コラム
菅総理に贈る言葉――「身を捨ててこそ浮かぶ瀬もあれ」:藤田正美の時事日想(3/3 ページ)
ある調査によると、企業経営者は景気が二番底に陥る可能性は低い、と見ているようだ。しかし失業率が5%を超えるなど、明るい材料は少ない。日本経済の先行に不透明感が漂う中、菅総理は再建に必要なことを語るべきではないだろうか。
身を捨ててこそ浮かぶ瀬もあれ
景気が悪いときには政府が雇用をつくるというのは、どこの国も公共事業などで一時的にはやることだが、小野氏の言う「国民が必要とする分野」というのは少なくとも道路などではあるまい。医療や介護が成長産業だという従来の主張に乗ったものだろう。そういった分野を国が運営するということは長期的にどういう意味を持つのだろうか。日本という国の「成長エンジン」を国が持つことになったら、それこそ国鉄や林野、郵政など枕を並べて討ち死にした「官営事業」の二の舞になる可能性が大きい。それに、その原資を「返納金」に頼るというのは、あり得ない話だと思う。

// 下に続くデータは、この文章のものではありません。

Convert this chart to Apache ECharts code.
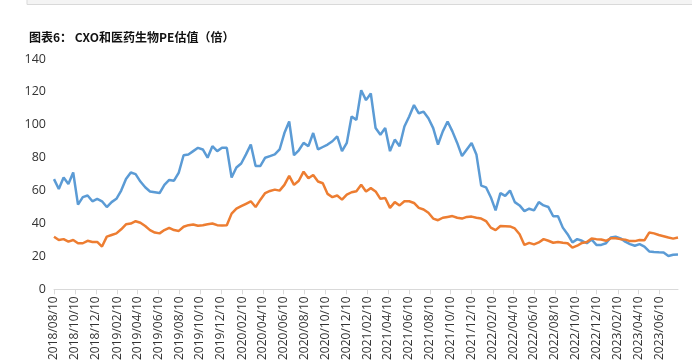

選挙への影響を恐れて、国民に対して負担増を説得できない民主党政権。減税した企業への「強い」姿勢を示さなければ、ますます支持率が下がるとでも思っているのだろうか。でも「たとえ支持率が1%になっても辞める必要はない」と励まされたそうだから(関連記事)、いっそ不人気な政策でも何でも、日本の再建に必要なことを思いっ切り国民に語りかけてはどうでしょうか、菅総理。昔から言うじゃありませんか。「身を捨ててこそ浮かぶ瀬もあれ」って。